The total waiting time for a new patient from first referral through to surgery is therefore in excess of five years. Given the volatility of this condition and the uncertainty and anxiety which it produces in patients and their families, this wait is unbearably long and has a major impact on their quality of life. It also directly impacts the personal safety of sufferers –injuries and even death arising from uncontrolled seizures – and it often impacts vocational and social life.

Current and possible pathways of care

Current Model Possible Model

The Benefits of a National Epilepsy Centre

The pathways of care shown above detail the current scenario (patient A) and the improvements which can be introduced through a national epilepsy centre (Patient B). Patients attending their GPs or A&E departments will have access to speedy diagnosis. Thereafter if a full day assessment is needed, this will take place within two weeks. This can be followed almost immediately by in-house EEG and MRI assessment. Typically the pathway from first referral to surgery (if needed) using the facilities of the national centre would be four months. Patients using the facilities would be clear about the steps on the journey of diagnosis and treatment and would have these steps delivered in a timely manner which would facilitate them being able to order their lives and deal purposefully with their new diagnosis. There would be much more of a sense of sufferers having control over what was happening to them.

The national centre will also enable neurologists and GPs to monitor patients at agreed intervals knowing that expert support and advice is available on a 24/7 basis. In addition, where appropriate the national centre will empower patients to take a more pro-active role in managing their condition.

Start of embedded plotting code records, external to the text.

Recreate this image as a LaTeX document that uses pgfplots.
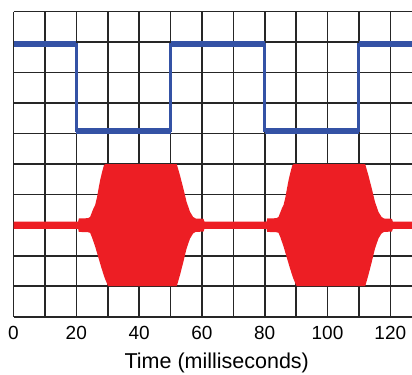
\documentclass[border=0pt]{standalone}
\usepackage{pgfplots}
\pgfplotsset{compat=1.18}
\usepackage{fontspec}
\setmainfont{Liberation Sans}
\definecolor{trred}{RGB}{237,30,36}
\definecolor{trblue}{RGB}{52,82,165}
\begin{document}
\begin{tikzpicture}
\begin{axis}[
  scale only axis, width=398.5pt, height=305pt,
  xmin=0, xmax=126.9, ymin=0, ymax=10,
  xtick={0,20,...,120}, minor xtick={10,30,...,110},
  ytick={0,1,...,10}, yticklabels={},
  grid=both,
  major grid style={black!85, line width=1.6pt},
  minor grid style={black!85, line width=1.6pt},
  axis line style={draw=none},
  major tick length=0pt, minor tick length=0pt,
  tick style={draw=none},
  /pgf/number format/assume math mode=true,
  ticklabel style={font=\fontsize{19}{23}\selectfont},
  xticklabel style={anchor=base, yshift=-22.5pt},
  xlabel={Time (milliseconds)},
  xlabel style={at={(axis description cs:0.5,0)}, anchor=base, yshift=-51.5pt, xshift=4pt, font=\fontsize{21.5}{25}\selectfont},
]
% red burst envelope (upper edge left to right, lower edge right to left)
\addplot[fill=trred, draw=none] coordinates {
(0,3.12) (20.6,3.12) (20.8,3.22) (23.7,3.23) (24.4,3.27) (25.0,3.43) (25.5,3.56) (26.0,3.66) (26.6,3.92) (27.1,4.21) (27.6,4.48) (28.2,4.74) (28.8,4.97) (29.2,5.0)
(52.0,5.0) (53.0,4.64) (54.1,4.2) (55.1,3.77) (56.2,3.44) (57.2,3.27) (58.0,3.22) (60.5,3.21) (60.8,3.12)
(80.6,3.12) (80.8,3.22) (83.7,3.23) (84.4,3.27) (85.0,3.43) (85.5,3.56) (86.0,3.66) (86.6,3.92) (87.1,4.21) (87.6,4.48) (88.2,4.74) (88.8,4.97) (89.2,5.0)
(112.0,5.0) (113.0,4.64) (114.1,4.2) (115.1,3.77) (116.2,3.44) (117.2,3.27) (118.0,3.22) (120.5,3.21) (120.8,3.12) (127,3.12)
(127,2.88) (120.8,2.88) (120.5,2.79) (118.0,2.78) (117.2,2.73) (116.2,2.56) (115.1,2.23) (114.1,1.8) (113.0,1.36) (112.0,1.0)
(90.3,1.0) (90,1.03) (89,1.28) (88,1.6) (87,1.95) (86,2.3) (85,2.6) (84.4,2.75) (83.7,2.77) (80.8,2.78) (80.6,2.88)
(60.8,2.88) (60.5,2.79) (58.0,2.78) (57.2,2.73) (56.2,2.56) (55.1,2.23) (54.1,1.8) (53.0,1.36) (52.0,1.0)
(30.3,1.0) (30,1.03) (29,1.28) (28,1.6) (27,1.95) (26,2.3) (25,2.6) (24.4,2.75) (23.7,2.77) (20.8,2.78) (20.6,2.88) (0,2.88)
} -- cycle;
% blue square wave
\addplot[trblue, line width=3pt] coordinates {
(0,8.93) (20,8.93) (20,6.1) (50,6.1) (50,8.93) (80,8.93) (80,6.1) (110,6.1) (110,8.93) (127,8.93)};
\addplot[trblue, line width=6pt, unbounded coords=jump] coordinates {
(0,8.93) (20,8.93) (35,nan) (20,6.1) (50,6.1) (65,nan) (50,8.93) (80,8.93) (95,nan) (80,6.1) (110,6.1) (118,nan) (110,8.93) (127,8.93)};
\end{axis}
\pgfresetboundingbox
\path[use as bounding box] ([xshift=-13.5pt,yshift=-58pt]current axis.south west) rectangle ([yshift=11.7pt]current axis.north east);
\end{tikzpicture}
\end{document}
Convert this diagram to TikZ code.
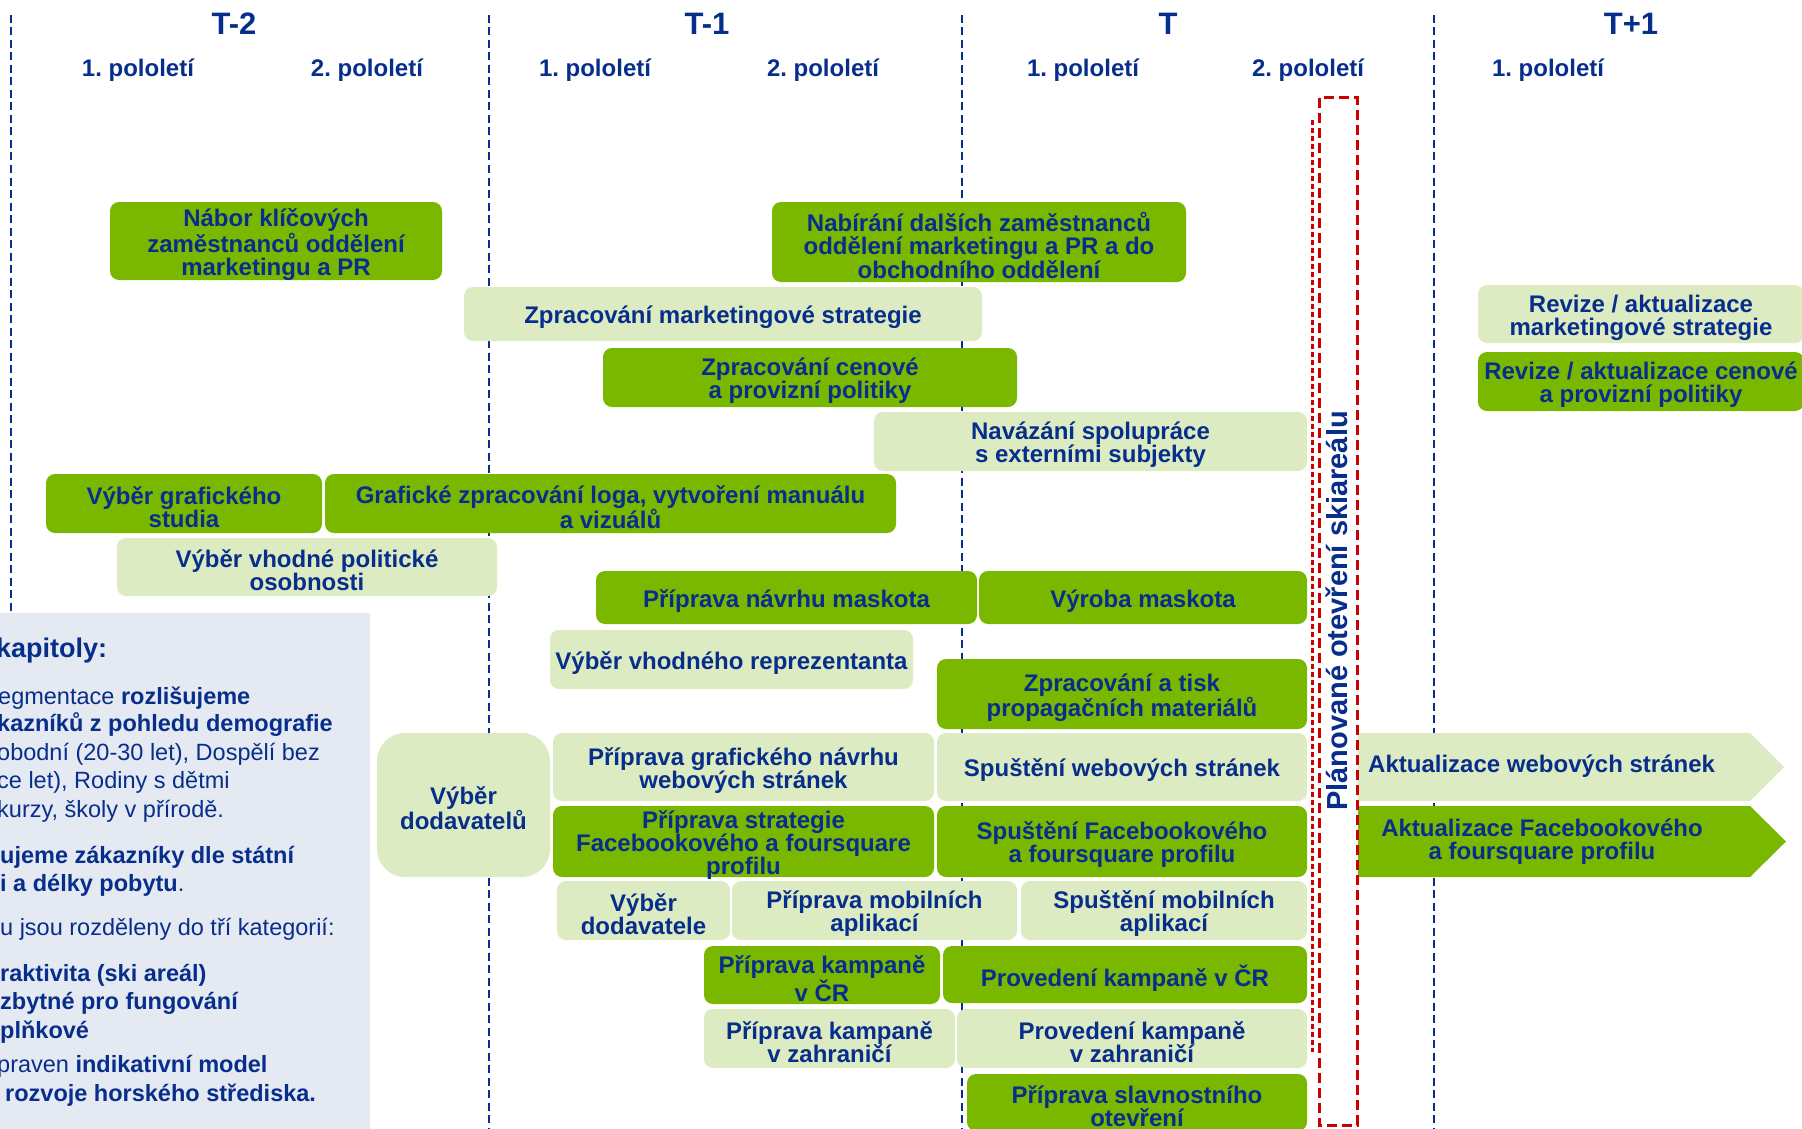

The centre would become the location where all complex cases are monitored and where all those deemed suitable for surgery or other procedures such as Vagal Nerve Stimulation are assessed, prepared for surgery and provided with post surgery care.

The proposed NCE development aligns completely with current health service direction in that it;
• Concentrates expertise in a centre of sufficient capacity to allow in-depth experience and excellence to develop
• Uses smart technology to link this centre with clinicians in local hospitals, with GPs and with primary care teams, providing them with diagnostic and treatment support
• Thereby enables most people to be treated and monitored close to their homes while benefiting from national expertise
• Focuses the use of expensive resources on the most complex of cases
• Radically reduces unnecessary hospital admissions and reduces significantly the length of stay for those who do need admission
• Reduces and ultimately eliminates waiting times over a five year period.

Above all, it improves the quality of life for epilepsy patients and their families. Long waiting times to be seen initially, to be reviewed and to be assessed for surgery are collapsed into much shorter, more manageable (and understandable) time frames. Patients have a clearer sense of what lies ahead and within what time line. They have a greater sense of being in control of their lives.

Furthermore, this is achieved without additional expenditure. Indeed, there is the prospect of substantial savings to the public purse. The challenge is to re-direct current expenditure, much of which goes on unnecessary stays in hospital, to resource a facility dedicated to the provision of world class services for those patients epilepsy.